### Data excerpt
######

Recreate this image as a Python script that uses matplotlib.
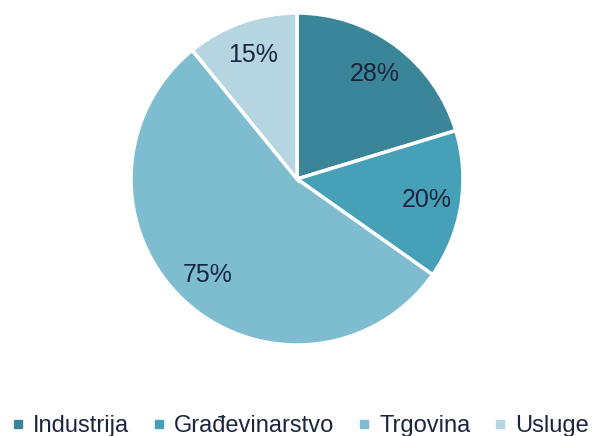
import matplotlib.pyplot as plt
from matplotlib.lines import Line2D

plt.rcParams['font.family'] = ['Liberation Sans', 'DejaVu Sans']

sectors = ['Industrija', 'Građevinarstvo', 'Trgovina', 'Usluge']
values = [28, 20, 75, 15]
colors = ['#3A8598', '#46A1B8', '#7EBCCF', '#B5D5E0']
text_color = '#1B2540'

fig = plt.figure(figsize=(5.95, 4.36), dpi=100)
ax = fig.add_axes([131 / 595, 1 - 345 / 436, 332 / 595, 332 / 436])

wedges, texts = ax.pie(values, colors=colors, startangle=90, counterclock=False,
                       labels=[f'{v}%' for v in values], labeldistance=0.79,
                       wedgeprops=dict(edgecolor='white', linewidth=2.5),
                       textprops=dict(color=text_color, fontsize=18,
                                      ha='center', va='center'))
ax.set_xlim(-1, 1)
ax.set_ylim(-1, 1)
ax.set_aspect('equal')

handles = [Line2D([], [], marker='s', linestyle='none', markersize=6,
                  markerfacecolor=c, markeredgecolor=c) for c in colors]
fig.legend(handles, sectors, loc='center', bbox_to_anchor=(0.505, 0.022),
           ncol=4, frameon=False, fontsize=17, handlelength=0.5,
           handletextpad=0.4, columnspacing=1.0, labelcolor=text_color,
           borderaxespad=0, borderpad=0)

fig.savefig('out.png', dpi=100)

######

Leave out any pictures and return exactly the lines from the beginning of the data through the line with "ax = fig.add_axes([131", inclusive.

### Response to this exercise
Recreate this image as a Python script that uses matplotlib.
import matplotlib.pyplot as plt
from matplotlib.lines import Line2D

plt.rcParams['font.family'] = ['Liberation Sans', 'DejaVu Sans']

sectors = ['Industrija', 'Građevinarstvo', 'Trgovina', 'Usluge']
values = [28, 20, 75, 15]
colors = ['#3A8598', '#46A1B8', '#7EBCCF', '#B5D5E0']
text_color = '#1B2540'

fig = plt.figure(figsize=(5.95, 4.36), dpi=100)
ax = fig.add_axes([131 / 595, 1 - 345 / 436, 332 / 595, 332 / 436])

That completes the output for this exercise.